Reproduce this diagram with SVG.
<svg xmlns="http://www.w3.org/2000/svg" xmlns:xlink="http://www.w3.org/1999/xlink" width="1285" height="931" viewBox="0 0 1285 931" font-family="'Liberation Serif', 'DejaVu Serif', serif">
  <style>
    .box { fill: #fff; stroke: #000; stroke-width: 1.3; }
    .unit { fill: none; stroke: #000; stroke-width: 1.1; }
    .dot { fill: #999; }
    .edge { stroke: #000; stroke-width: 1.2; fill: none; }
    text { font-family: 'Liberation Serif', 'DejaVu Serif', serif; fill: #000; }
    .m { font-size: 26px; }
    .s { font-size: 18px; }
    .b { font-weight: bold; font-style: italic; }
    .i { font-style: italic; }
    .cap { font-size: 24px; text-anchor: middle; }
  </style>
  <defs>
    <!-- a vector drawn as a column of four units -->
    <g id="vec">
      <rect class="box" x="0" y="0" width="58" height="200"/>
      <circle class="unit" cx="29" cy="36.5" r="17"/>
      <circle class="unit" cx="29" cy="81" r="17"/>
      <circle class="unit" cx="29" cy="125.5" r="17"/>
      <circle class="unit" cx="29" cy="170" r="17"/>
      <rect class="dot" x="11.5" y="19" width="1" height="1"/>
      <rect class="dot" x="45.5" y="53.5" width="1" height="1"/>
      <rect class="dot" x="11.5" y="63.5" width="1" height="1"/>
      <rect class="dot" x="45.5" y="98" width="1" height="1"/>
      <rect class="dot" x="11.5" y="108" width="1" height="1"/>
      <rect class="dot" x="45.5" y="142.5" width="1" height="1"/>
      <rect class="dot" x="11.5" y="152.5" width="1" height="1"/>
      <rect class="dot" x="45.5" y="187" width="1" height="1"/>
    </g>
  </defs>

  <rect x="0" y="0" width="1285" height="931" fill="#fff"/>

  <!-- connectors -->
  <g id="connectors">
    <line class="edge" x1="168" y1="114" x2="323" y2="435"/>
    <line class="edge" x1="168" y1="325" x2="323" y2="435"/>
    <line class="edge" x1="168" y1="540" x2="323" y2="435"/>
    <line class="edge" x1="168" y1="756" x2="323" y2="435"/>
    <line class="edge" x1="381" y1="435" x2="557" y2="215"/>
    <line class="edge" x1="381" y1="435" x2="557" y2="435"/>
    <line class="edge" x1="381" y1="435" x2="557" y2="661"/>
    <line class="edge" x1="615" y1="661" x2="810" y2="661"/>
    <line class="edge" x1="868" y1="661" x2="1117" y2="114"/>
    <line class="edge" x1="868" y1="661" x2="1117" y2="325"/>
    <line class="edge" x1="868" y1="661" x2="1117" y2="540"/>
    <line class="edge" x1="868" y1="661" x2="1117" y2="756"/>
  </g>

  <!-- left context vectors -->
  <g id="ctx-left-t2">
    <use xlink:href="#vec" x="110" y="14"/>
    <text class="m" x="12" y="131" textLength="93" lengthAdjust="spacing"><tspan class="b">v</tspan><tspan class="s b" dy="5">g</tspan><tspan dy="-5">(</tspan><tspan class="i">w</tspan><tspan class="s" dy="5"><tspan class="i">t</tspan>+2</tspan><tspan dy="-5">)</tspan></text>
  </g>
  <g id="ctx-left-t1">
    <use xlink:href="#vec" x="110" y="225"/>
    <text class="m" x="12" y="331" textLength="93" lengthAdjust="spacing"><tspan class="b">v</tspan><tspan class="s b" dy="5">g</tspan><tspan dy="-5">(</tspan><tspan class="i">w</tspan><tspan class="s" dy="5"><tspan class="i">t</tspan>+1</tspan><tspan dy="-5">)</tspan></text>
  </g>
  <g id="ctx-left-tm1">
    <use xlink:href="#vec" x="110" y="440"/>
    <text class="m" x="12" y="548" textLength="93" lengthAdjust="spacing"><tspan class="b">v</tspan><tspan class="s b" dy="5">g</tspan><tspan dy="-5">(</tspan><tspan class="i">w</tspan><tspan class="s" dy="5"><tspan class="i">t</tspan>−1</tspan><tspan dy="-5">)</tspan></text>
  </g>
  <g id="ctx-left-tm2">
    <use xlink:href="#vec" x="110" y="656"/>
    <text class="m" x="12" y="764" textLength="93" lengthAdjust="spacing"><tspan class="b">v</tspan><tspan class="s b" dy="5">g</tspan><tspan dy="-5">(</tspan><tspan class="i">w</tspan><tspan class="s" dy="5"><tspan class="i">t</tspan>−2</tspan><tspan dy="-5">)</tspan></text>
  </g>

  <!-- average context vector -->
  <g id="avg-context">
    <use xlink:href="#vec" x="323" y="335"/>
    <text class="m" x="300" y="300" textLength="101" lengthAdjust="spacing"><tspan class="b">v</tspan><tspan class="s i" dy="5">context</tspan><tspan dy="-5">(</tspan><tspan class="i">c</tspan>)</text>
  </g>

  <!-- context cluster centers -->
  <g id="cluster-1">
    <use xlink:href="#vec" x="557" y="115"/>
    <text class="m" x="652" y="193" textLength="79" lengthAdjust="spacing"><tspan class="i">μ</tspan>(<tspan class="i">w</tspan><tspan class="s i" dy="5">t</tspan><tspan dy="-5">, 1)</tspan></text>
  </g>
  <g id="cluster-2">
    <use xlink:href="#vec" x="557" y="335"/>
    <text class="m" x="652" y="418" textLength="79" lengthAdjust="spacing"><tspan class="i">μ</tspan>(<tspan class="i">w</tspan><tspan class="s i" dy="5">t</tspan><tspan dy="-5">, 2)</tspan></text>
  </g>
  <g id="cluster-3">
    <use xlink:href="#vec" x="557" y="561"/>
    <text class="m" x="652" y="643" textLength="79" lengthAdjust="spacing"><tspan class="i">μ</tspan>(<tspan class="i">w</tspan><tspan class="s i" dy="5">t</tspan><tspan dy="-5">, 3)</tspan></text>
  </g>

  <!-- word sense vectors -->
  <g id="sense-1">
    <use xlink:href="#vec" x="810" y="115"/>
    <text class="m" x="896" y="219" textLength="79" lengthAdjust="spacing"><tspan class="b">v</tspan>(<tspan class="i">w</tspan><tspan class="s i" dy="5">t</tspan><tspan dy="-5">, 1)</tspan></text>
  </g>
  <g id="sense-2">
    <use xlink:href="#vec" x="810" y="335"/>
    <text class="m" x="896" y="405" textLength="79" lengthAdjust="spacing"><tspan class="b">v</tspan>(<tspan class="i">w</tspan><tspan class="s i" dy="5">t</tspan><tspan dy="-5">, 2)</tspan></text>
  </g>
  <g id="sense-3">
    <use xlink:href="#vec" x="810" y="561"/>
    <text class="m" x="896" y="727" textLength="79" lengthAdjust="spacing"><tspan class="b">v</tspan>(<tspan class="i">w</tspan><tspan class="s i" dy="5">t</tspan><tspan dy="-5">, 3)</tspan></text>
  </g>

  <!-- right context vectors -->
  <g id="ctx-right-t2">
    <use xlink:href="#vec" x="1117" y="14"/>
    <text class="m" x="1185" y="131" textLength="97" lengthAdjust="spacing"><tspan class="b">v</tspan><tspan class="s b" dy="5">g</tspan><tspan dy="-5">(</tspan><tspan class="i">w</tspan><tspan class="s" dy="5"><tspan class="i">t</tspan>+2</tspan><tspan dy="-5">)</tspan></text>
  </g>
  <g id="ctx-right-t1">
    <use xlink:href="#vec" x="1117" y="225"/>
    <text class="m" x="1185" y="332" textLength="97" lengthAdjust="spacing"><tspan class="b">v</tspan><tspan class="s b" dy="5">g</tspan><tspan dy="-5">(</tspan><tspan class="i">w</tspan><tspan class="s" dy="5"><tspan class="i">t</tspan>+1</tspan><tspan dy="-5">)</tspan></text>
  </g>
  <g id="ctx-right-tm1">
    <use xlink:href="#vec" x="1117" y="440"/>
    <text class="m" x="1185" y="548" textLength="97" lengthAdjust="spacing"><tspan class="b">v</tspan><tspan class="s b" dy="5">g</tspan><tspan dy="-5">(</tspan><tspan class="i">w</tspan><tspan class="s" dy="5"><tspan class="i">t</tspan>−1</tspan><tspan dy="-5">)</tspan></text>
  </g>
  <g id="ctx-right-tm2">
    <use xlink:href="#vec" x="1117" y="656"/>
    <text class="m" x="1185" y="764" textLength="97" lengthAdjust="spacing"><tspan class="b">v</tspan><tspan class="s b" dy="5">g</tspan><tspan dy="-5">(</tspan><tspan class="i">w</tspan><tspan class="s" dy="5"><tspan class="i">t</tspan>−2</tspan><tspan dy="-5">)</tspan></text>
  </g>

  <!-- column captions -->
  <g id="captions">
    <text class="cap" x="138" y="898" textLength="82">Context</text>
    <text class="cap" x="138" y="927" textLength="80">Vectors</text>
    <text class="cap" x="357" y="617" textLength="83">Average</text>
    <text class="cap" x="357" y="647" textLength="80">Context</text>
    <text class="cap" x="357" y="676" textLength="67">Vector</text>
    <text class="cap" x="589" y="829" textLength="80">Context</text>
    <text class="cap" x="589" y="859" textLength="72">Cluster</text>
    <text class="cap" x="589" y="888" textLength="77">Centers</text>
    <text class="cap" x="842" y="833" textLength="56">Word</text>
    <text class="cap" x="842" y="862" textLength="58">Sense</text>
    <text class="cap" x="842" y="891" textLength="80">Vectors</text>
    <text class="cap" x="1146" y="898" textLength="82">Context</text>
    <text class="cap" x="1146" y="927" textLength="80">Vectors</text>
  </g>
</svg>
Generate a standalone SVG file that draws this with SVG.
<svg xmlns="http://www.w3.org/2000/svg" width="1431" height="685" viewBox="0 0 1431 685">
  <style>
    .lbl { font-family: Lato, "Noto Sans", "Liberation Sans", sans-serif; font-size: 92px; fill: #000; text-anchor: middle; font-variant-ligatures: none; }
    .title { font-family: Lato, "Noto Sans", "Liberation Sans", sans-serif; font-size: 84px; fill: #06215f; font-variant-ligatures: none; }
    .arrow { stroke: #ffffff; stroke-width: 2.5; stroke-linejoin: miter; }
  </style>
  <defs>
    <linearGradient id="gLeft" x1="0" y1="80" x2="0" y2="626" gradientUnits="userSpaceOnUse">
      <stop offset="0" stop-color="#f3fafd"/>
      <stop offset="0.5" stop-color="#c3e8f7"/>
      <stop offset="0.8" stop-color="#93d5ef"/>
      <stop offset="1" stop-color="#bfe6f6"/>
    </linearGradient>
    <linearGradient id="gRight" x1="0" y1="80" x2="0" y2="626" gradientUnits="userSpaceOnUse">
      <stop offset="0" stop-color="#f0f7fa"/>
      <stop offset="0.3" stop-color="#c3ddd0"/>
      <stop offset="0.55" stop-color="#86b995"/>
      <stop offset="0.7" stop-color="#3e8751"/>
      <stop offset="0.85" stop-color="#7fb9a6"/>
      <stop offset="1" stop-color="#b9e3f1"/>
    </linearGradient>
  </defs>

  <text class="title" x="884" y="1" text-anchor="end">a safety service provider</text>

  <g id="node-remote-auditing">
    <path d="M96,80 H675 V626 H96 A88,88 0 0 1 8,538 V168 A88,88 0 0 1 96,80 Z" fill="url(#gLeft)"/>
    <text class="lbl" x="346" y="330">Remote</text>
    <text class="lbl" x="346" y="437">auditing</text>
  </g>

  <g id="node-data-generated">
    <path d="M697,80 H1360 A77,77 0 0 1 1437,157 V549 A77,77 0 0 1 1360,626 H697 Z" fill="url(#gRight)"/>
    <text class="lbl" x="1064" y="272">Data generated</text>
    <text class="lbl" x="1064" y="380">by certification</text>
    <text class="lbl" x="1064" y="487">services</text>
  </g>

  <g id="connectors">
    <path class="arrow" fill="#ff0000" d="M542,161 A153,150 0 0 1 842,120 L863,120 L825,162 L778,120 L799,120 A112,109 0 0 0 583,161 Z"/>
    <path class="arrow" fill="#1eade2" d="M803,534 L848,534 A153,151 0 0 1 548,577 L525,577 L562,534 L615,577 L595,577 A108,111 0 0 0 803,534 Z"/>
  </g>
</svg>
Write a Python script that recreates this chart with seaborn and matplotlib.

···

* **Aim of the exercise**: Show the lines of the material that contain the word "with".

* **Full output**:
Reproduce this diagram with SVG.
Generate a standalone SVG file that draws this with SVG.
Write a Python script that recreates this chart with seaborn and matplotlib.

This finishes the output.